All the while my hand continues to stroke him. I'm tattered and torn. He is groaning above me. So deep. So masculine. So wild and untamed and desperate for my touch.

It's too much for him to handle. It's too much for me to handle. I'm ashamed and confused and turned on when I shouldn't be.

"Javi."

I keep saying his name. Over and over.

He yanks my hand away and forces both of them behind my back, pinning them beneath his wrist. His other hand comes up to capture a handful of my hair, wrenching my head back.

He is captive to his depravity now. Fucking the soft flesh of my ass without ever pushing inside of me. I can't see his face. I can only hear his sounds. Feel him against me. And still, it is the most intimate thing I've ever experienced.

"Javi."

He's moving harder. Faster. Rougher. I can barely breathe. My wrists are bruised already. Every part of my body is sore. But needy too.

I need something from him. Something I am afraid to admit.

Right now, he is only taking. Using my body to get himself off. And he is close. So close. I can feel it in the way his muscles tense.

When the tension finally snaps, he releases himself over my back with a long, tormented sigh. And then he rubs the come into my skin, spreading it over me in another show of ownership.

"Javi."

I'm pleading again. I want to tell him to leave. I want to beg him to stay. I want to see his face. I want to hide. His come soaked fingers move down between my thighs and over my sensitive flesh. My breath halts.

He smears my arousal with the blood on his fingers. And then he slips them inside of me. Feeling me from the inside.
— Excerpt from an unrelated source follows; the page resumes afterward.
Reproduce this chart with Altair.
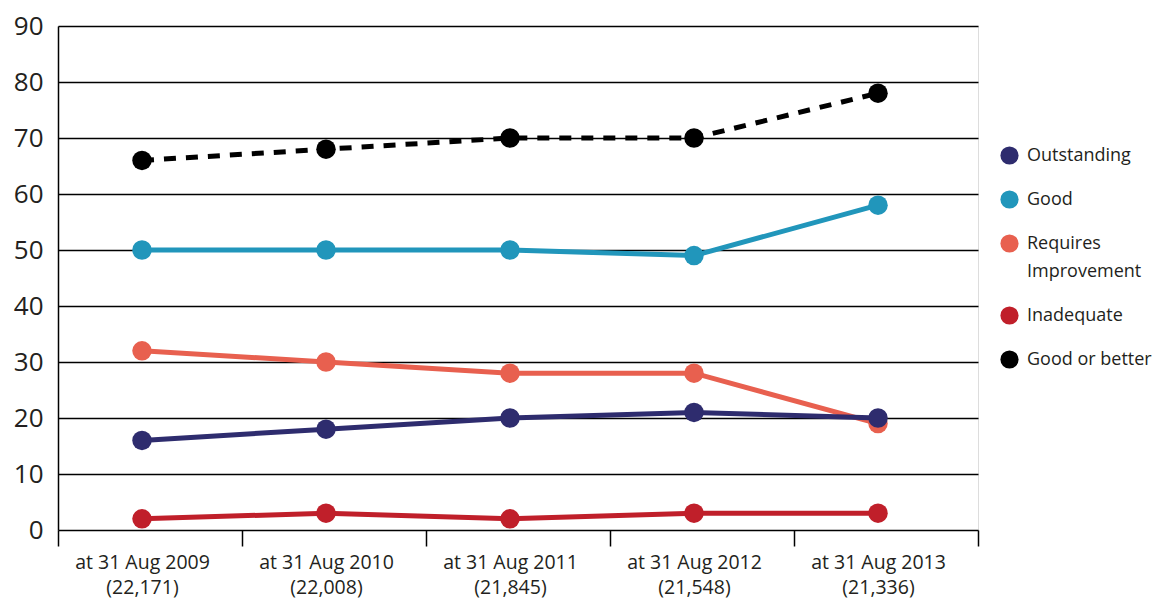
import altair as alt
import pandas as pd

categories = [
    "at 31 Aug 2009\n(22,171)",
    "at 31 Aug 2010\n(22,008)",
    "at 31 Aug 2011\n(21,845)",
    "at 31 Aug 2012\n(21,548)",
    "at 31 Aug 2013\n(21,336)",
]
series_names = ["Outstanding", "Good", "Requires Improvement", "Inadequate", "Good or better"]
colors = ["#2e2c6e", "#2196bb", "#e8604f", "#c01f2a", "#000000"]

outstanding = [16, 18, 20, 21, 20]
good = [50, 50, 50, 49, 58]
requires_improvement = [32, 30, 28, 28, 19]
inadequate = [2, 3, 2, 3, 3]
good_or_better = [66, 68, 70, 70, 78]

values = {
    "Outstanding": outstanding,
    "Good": good,
    "Requires Improvement": requires_improvement,
    "Inadequate": inadequate,
    "Good or better": good_or_better,
}
# drawing order (later on top)
draw_order = ["Good or better", "Good", "Requires Improvement", "Inadequate", "Outstanding"]
rows = []
for i, s in enumerate(draw_order):
    for c, v in zip(categories, values[s]):
        rows.append({"cat": c, "series": s, "value": v, "ord": i})
df = pd.DataFrame(rows)

FONT = "Open Sans"
TEXT = "#231f20"

x = alt.X(
    "cat:N",
    sort=categories,
    scale=alt.Scale(paddingInner=0, paddingOuter=0),
    axis=alt.Axis(
        title=None,
        labelAngle=0,
        labelExpr="split(datum.label, '\\n')",
        labelFontSize=19.5,
        labelFont=FONT,
        labelColor=TEXT,
        labelLineHeight=25,
        labelPadding=7,
        labelOffset=-8,
        tickBand="extent",
        ticks=True,
        tickSize=16,
        tickColor="#000000",
        tickWidth=1.5,
        domain=False,
        grid=False,
    ),
)
y = alt.Y(
    "value:Q",
    scale=alt.Scale(domain=[0, 90]),
    axis=alt.Axis(
        title=None,
        values=list(range(0, 91, 10)),
        labelFontSize=26,
        labelFont=FONT,
        labelColor=TEXT,
        labelPadding=15,
        ticks=False,
        domain=True,
        domainColor="#000000",
        domainWidth=1.5,
        grid=True,
        gridColor="#000000",
        gridWidth=1.5,
        gridOpacity=1,
    ),
)
color = alt.Color(
    "series:N",
    scale=alt.Scale(domain=series_names, range=colors),
    legend=alt.Legend(
        title=None,
        orient="none",
        legendX=942,
        legendY=120,
        symbolType="circle",
        symbolSize=330,
        symbolStrokeWidth=0,
        symbolOpacity=1,
        labelFontSize=18,
        labelFont=FONT,
        labelColor=TEXT,
        labelOffset=8,
        labelLimit=300,
        rowPadding=25,
        labelExpr="datum.label == 'Requires Improvement' ? ['Requires', 'Improvement'] : datum.label",
    ),
)

base = alt.Chart(df)

solid = base.transform_filter("datum.series != 'Good or better'").mark_line(
    strokeWidth=5, xOffset=-8
).encode(x=x, y=y, color=color, detail="series:N", order="ord:Q")
dashed = base.transform_filter("datum.series == 'Good or better'").mark_line(
    strokeWidth=5, strokeDash=[12, 10], xOffset=-8
).encode(x=x, y=y, color=color)
points = base.mark_circle(size=380, opacity=1, xOffset=-8).encode(
    x=x, y=y, color=color, order="ord:Q"
)

chart = (
    alt.layer(dashed, solid, points)
    .properties(
        width=920,
        height=504,
        autosize=alt.AutoSizeParams(type="none"),
        padding={"left": 50, "top": 18, "right": 176, "bottom": 70},
    )
    .configure_view(stroke=None)
    .configure(background="white", style={"guide-label": {"lineHeight": 28}})
)

chart.save("out.html", embed_options={"renderer": "svg", "actions": False})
He moves in and out of me slowly. Stroking the cheek of my ass and squeezing with his other palm. His breathing has calmed, and mine has not.

I'm squirming beneath him, my face buried against the steel table to muffle the sounds that escape me. My hedonistic desires are reflected in the noises that rip from my lungs.

I don't want him to hear.

I contract around him, and he grunts in satisfaction. I want to fight it. I want to prove a point. That he can't do this. He can't just take from me and do whatever he wants.

I also want to give in. I want to be completely at his mercy. Like my stories. Like my darkest fantasies.

In the end, it doesn't matter what I want. My body is a slave to its own cravings. And eventually, I come around him, just as he had intended.

It's embarrassingly wet.

Javi does not apologize. I don’t expect him to. But I am not prepared for more of his cruelty either. He jerks me to my feet without warning and opens the trap door again.

“You want to play games, little Bella?”

No.”

My eyes are blurry, and my legs are still weak from the orgasm that just ripped through me. I can barely stand. I can barely breathe. But beneath Javi’s release, his war still rages on. There is no escape for me.

He hoists me up again and drops me back into the hole that I came in from. And then he kneels down and pats me on the head.

“Run, run as fast as you can, beauty,” he says. “Don’t let me catch you.”